--- Begin DATA LINES ---
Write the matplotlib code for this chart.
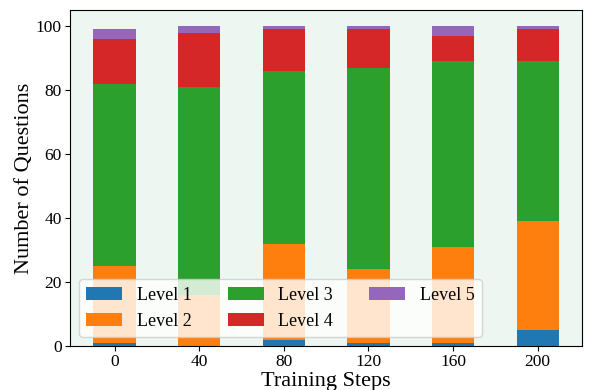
import matplotlib
matplotlib.use("Agg")
import matplotlib.pyplot as plt
import numpy as np

steps = [0, 40, 80, 120, 160, 200]
level1 = [1, 0, 2, 1, 1, 5]
level2 = [24, 16, 30, 23, 30, 34]
level3 = [57, 65, 54, 63, 58, 50]
level4 = [14, 17, 13, 12, 8, 10]
level5 = [3, 2, 1, 1, 3, 1]
labels = ["Level 1", "Level 2", "Level 3", "Level 4", "Level 5"]
colors = ["#1f77b4", "#ff7f0e", "#2ca02c", "#d62728", "#9467bd"]

plt.rcParams['font.family'] = ['Liberation Serif', 'DejaVu Serif']

fig = plt.figure(figsize=(5.94, 3.9), dpi=100)
ax = fig.add_axes([0.118, 0.113, 0.862, 0.861])
ax.set_facecolor("#edf6f0")

bottom = np.zeros(len(steps))
for vals, lab, c in zip([level1, level2, level3, level4, level5], labels, colors):
    ax.bar(steps, vals, width=20, bottom=bottom, color=c, label=lab)
    bottom += np.array(vals)

ax.set_xticks(steps)
ax.set_ylim(0, 105)
ax.tick_params(labelsize=12.5, pad=2.5)
ax.set_xlabel("Training Steps", fontsize=16, labelpad=1)
ax.set_ylabel("Number of Questions", fontsize=16, labelpad=1.5)
ax.legend(ncol=3, fontsize=13, loc="lower left", bbox_to_anchor=(0.0, 0.0),
          framealpha=0.8, borderaxespad=0.5, columnspacing=2.0)

fig.savefig("out.png", dpi=100)
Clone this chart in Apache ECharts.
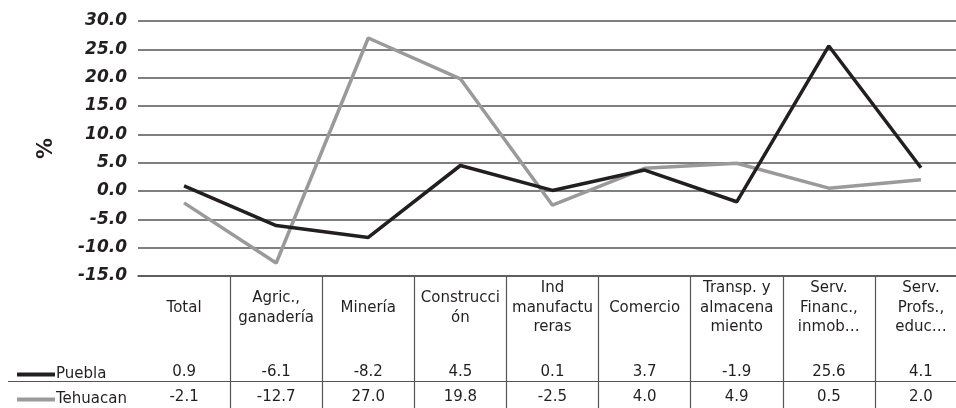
<!DOCTYPE html>
<html>
<head>
<meta charset="utf-8">
<script src="https://cdn.jsdelivr.net/npm/echarts@6/dist/echarts.min.js"></script>
<style>
  html, body { margin: 0; padding: 0; background: #fff; overflow: hidden; }
  /* el grafico original esta recortado a la derecha: el lienzo es algo mas ancho que la ventana */
  #chart { width: 967px; height: 408px; }
</style>
</head>
<body>
<div id="chart"></div>
<script>
// categorias (encabezado de la tabla)
const categorias = [
  'Total',
  'Agric.,\nganadería',
  'Minería',
  'Construcci\nón',
  'Ind\nmanufactu\nreras',
  'Comercio',
  'Transp. y\nalmacena\nmiento',
  'Serv.\nFinanc.,\ninmob…',
  'Serv.\nProfs.,\neduc…'
];
const puebla = [0.9, -6.1, -8.2, 4.5, 0.1, 3.7, -1.9, 25.6, 4.1];
const tehuacan = [-2.1, -12.7, 27.0, 19.8, -2.5, 4.0, 4.9, 0.5, 2.0];
const yTicks = { min: -15, max: 30, interval: 5 };

const colorPuebla = '#231f20';
const colorTehuacan = '#9a9a9a';
const gridColor = '#555';
const textColor = '#231f20';
const fuente = 'DejaVu Sans';

const chart = echarts.init(document.getElementById('chart'), null, { renderer: 'canvas' });

// eje oculto para cada fila de valores de la tabla
function filaTabla(valores, margen) {
  return {
    type: 'category',
    gridIndex: 0,
    position: 'bottom',
    data: valores.map(v => v.toFixed(1)),
    axisLine: { show: false, onZero: false },
    axisTick: { show: false },
    splitLine: { show: false },
    axisLabel: {
      interval: 0,
      margin: margen,
      verticalAlign: 'middle',
      color: textColor,
      fontFamily: fuente,
      fontSize: 15
    }
  };
}

const option = {
  animation: false,
  backgroundColor: '#fff',
  grid: { left: 138, right: 0, top: 21, bottom: 132, containLabel: false },
  legend: [
    {
      data: ['Puebla'],
      left: 12, top: 362,
      icon: 'rect', itemWidth: 38, itemHeight: 4,
      textStyle: { color: textColor, fontFamily: fuente, fontSize: 15, padding: [0, 0, 0, -4] }
    },
    {
      data: ['Tehuacan'],
      left: 12, top: 387,
      icon: 'rect', itemWidth: 38, itemHeight: 4,
      textStyle: { color: textColor, fontFamily: fuente, fontSize: 15, padding: [0, 0, 0, -4] }
    }
  ],
  xAxis: [
    {
      type: 'category',
      data: categorias,
      boundaryGap: true,
      axisLine: { show: true, onZero: false, lineStyle: { color: gridColor, width: 1.5 } },
      axisTick: {
        show: true,
        length: 133,
        interval: function (index) { return index !== 0; },
        lineStyle: { color: gridColor, width: 1.2 }
      },
      axisLabel: {
        interval: 0,
        margin: 32,
        verticalAlign: 'middle',
        lineHeight: 19.5,
        color: textColor,
        fontFamily: fuente,
        fontSize: 15
      }
    },
    filaTabla(puebla, 96),
    filaTabla(tehuacan, 121)
  ],
  yAxis: {
    type: 'value',
    min: yTicks.min,
    max: yTicks.max,
    interval: yTicks.interval,
    name: '%',
    nameLocation: 'middle',
    nameRotate: 90,
    nameGap: 81,
    nameTextStyle: { color: textColor, fontFamily: fuente, fontSize: 21, fontWeight: 'bold' },
    axisLine: { show: false },
    axisTick: { show: false },
    splitLine: { show: true, lineStyle: { color: gridColor, width: 1.5 } },
    axisLabel: {
      margin: 11,
      formatter: v => v.toFixed(1),
      color: textColor,
      fontFamily: fuente,
      fontSize: 17,
      fontWeight: 'bold',
      fontStyle: 'italic'
    }
  },
  series: [
    {
      name: 'Puebla',
      type: 'line',
      data: puebla,
      showSymbol: false,
      symbol: 'none',
      itemStyle: { color: colorPuebla },
      lineStyle: { color: colorPuebla, width: 3.5 },
      z: 3
    },
    {
      name: 'Tehuacan',
      type: 'line',
      data: tehuacan,
      showSymbol: false,
      symbol: 'none',
      itemStyle: { color: colorTehuacan },
      lineStyle: { color: colorTehuacan, width: 3.5 },
      z: 2
    }
  ],
  // raya horizontal entre las filas de Puebla y Tehuacan
  graphic: [
    {
      type: 'line',
      shape: { x1: 8, y1: 381.5, x2: 967, y2: 381.5 },
      style: { stroke: gridColor, lineWidth: 1.2 }
    }
  ]
};

chart.setOption(option);
</script>
</body>
</html>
--- End DATA LINES ---
> [REQUIREMENT]: Repeat the material verbatim. Do not carry over any picture.

> [EXERCISE ANSWER]:
Write the matplotlib code for this chart.
import matplotlib
matplotlib.use("Agg")
import matplotlib.pyplot as plt
import numpy as np

steps = [0, 40, 80, 120, 160, 200]
level1 = [1, 0, 2, 1, 1, 5]
level2 = [24, 16, 30, 23, 30, 34]
level3 = [57, 65, 54, 63, 58, 50]
level4 = [14, 17, 13, 12, 8, 10]
level5 = [3, 2, 1, 1, 3, 1]
labels = ["Level 1", "Level 2", "Level 3", "Level 4", "Level 5"]
colors = ["#1f77b4", "#ff7f0e", "#2ca02c", "#d62728", "#9467bd"]

plt.rcParams['font.family'] = ['Liberation Serif', 'DejaVu Serif']

fig = plt.figure(figsize=(5.94, 3.9), dpi=100)
ax = fig.add_axes([0.118, 0.113, 0.862, 0.861])
ax.set_facecolor("#edf6f0")

bottom = np.zeros(len(steps))
for vals, lab, c in zip([level1, level2, level3, level4, level5], labels, colors):
    ax.bar(steps, vals, width=20, bottom=bottom, color=c, label=lab)
    bottom += np.array(vals)

ax.set_xticks(steps)
ax.set_ylim(0, 105)
ax.tick_params(labelsize=12.5, pad=2.5)
ax.set_xlabel("Training Steps", fontsize=16, labelpad=1)
ax.set_ylabel("Number of Questions", fontsize=16, labelpad=1.5)
ax.legend(ncol=3, fontsize=13, loc="lower left", bbox_to_anchor=(0.0, 0.0),
          framealpha=0.8, borderaxespad=0.5, columnspacing=2.0)

fig.savefig("out.png", dpi=100)
Clone this chart in Apache ECharts.
<!DOCTYPE html>
<html>
<head>
<meta charset="utf-8">
<script src="https://cdn.jsdelivr.net/npm/echarts@6/dist/echarts.min.js"></script>
<style>
  html, body { margin: 0; padding: 0; background: #fff; overflow: hidden; }
  /* el grafico original esta recortado a la derecha: el lienzo es algo mas ancho que la ventana */
  #chart { width: 967px; height: 408px; }
</style>
</head>
<body>
<div id="chart"></div>
<script>
// categorias (encabezado de la tabla)
const categorias = [
  'Total',
  'Agric.,\nganadería',
  'Minería',
  'Construcci\nón',
  'Ind\nmanufactu\nreras',
  'Comercio',
  'Transp. y\nalmacena\nmiento',
  'Serv.\nFinanc.,\ninmob…',
  'Serv.\nProfs.,\neduc…'
];
const puebla = [0.9, -6.1, -8.2, 4.5, 0.1, 3.7, -1.9, 25.6, 4.1];
const tehuacan = [-2.1, -12.7, 27.0, 19.8, -2.5, 4.0, 4.9, 0.5, 2.0];
const yTicks = { min: -15, max: 30, interval: 5 };

const colorPuebla = '#231f20';
const colorTehuacan = '#9a9a9a';
const gridColor = '#555';
const textColor = '#231f20';
const fuente = 'DejaVu Sans';

const chart = echarts.init(document.getElementById('chart'), null, { renderer: 'canvas' });

// eje oculto para cada fila de valores de la tabla
function filaTabla(valores, margen) {
  return {
    type: 'category',
    gridIndex: 0,
    position: 'bottom',
    data: valores.map(v => v.toFixed(1)),
    axisLine: { show: false, onZero: false },
    axisTick: { show: false },
    splitLine: { show: false },
    axisLabel: {
      interval: 0,
      margin: margen,
      verticalAlign: 'middle',
      color: textColor,
      fontFamily: fuente,
      fontSize: 15
    }
  };
}

const option = {
  animation: false,
  backgroundColor: '#fff',
  grid: { left: 138, right: 0, top: 21, bottom: 132, containLabel: false },
  legend: [
    {
      data: ['Puebla'],
      left: 12, top: 362,
      icon: 'rect', itemWidth: 38, itemHeight: 4,
      textStyle: { color: textColor, fontFamily: fuente, fontSize: 15, padding: [0, 0, 0, -4] }
    },
    {
      data: ['Tehuacan'],
      left: 12, top: 387,
      icon: 'rect', itemWidth: 38, itemHeight: 4,
      textStyle: { color: textColor, fontFamily: fuente, fontSize: 15, padding: [0, 0, 0, -4] }
    }
  ],
  xAxis: [
    {
      type: 'category',
      data: categorias,
      boundaryGap: true,
      axisLine: { show: true, onZero: false, lineStyle: { color: gridColor, width: 1.5 } },
      axisTick: {
        show: true,
        length: 133,
        interval: function (index) { return index !== 0; },
        lineStyle: { color: gridColor, width: 1.2 }
      },
      axisLabel: {
        interval: 0,
        margin: 32,
        verticalAlign: 'middle',
        lineHeight: 19.5,
        color: textColor,
        fontFamily: fuente,
        fontSize: 15
      }
    },
    filaTabla(puebla, 96),
    filaTabla(tehuacan, 121)
  ],
  yAxis: {
    type: 'value',
    min: yTicks.min,
    max: yTicks.max,
    interval: yTicks.interval,
    name: '%',
    nameLocation: 'middle',
    nameRotate: 90,
    nameGap: 81,
    nameTextStyle: { color: textColor, fontFamily: fuente, fontSize: 21, fontWeight: 'bold' },
    axisLine: { show: false },
    axisTick: { show: false },
    splitLine: { show: true, lineStyle: { color: gridColor, width: 1.5 } },
    axisLabel: {
      margin: 11,
      formatter: v => v.toFixed(1),
      color: textColor,
      fontFamily: fuente,
      fontSize: 17,
      fontWeight: 'bold',
      fontStyle: 'italic'
    }
  },
  series: [
    {
      name: 'Puebla',
      type: 'line',
      data: puebla,
      showSymbol: false,
      symbol: 'none',
      itemStyle: { color: colorPuebla },
      lineStyle: { color: colorPuebla, width: 3.5 },
      z: 3
    },
    {
      name: 'Tehuacan',
      type: 'line',
      data: tehuacan,
      showSymbol: false,
      symbol: 'none',
      itemStyle: { color: colorTehuacan },
      lineStyle: { color: colorTehuacan, width: 3.5 },
      z: 2
    }
  ],
  // raya horizontal entre las filas de Puebla y Tehuacan
  graphic: [
    {
      type: 'line',
      shape: { x1: 8, y1: 381.5, x2: 967, y2: 381.5 },
      style: { stroke: gridColor, lineWidth: 1.2 }
    }
  ]
};

chart.setOption(option);
</script>
</body>
</html>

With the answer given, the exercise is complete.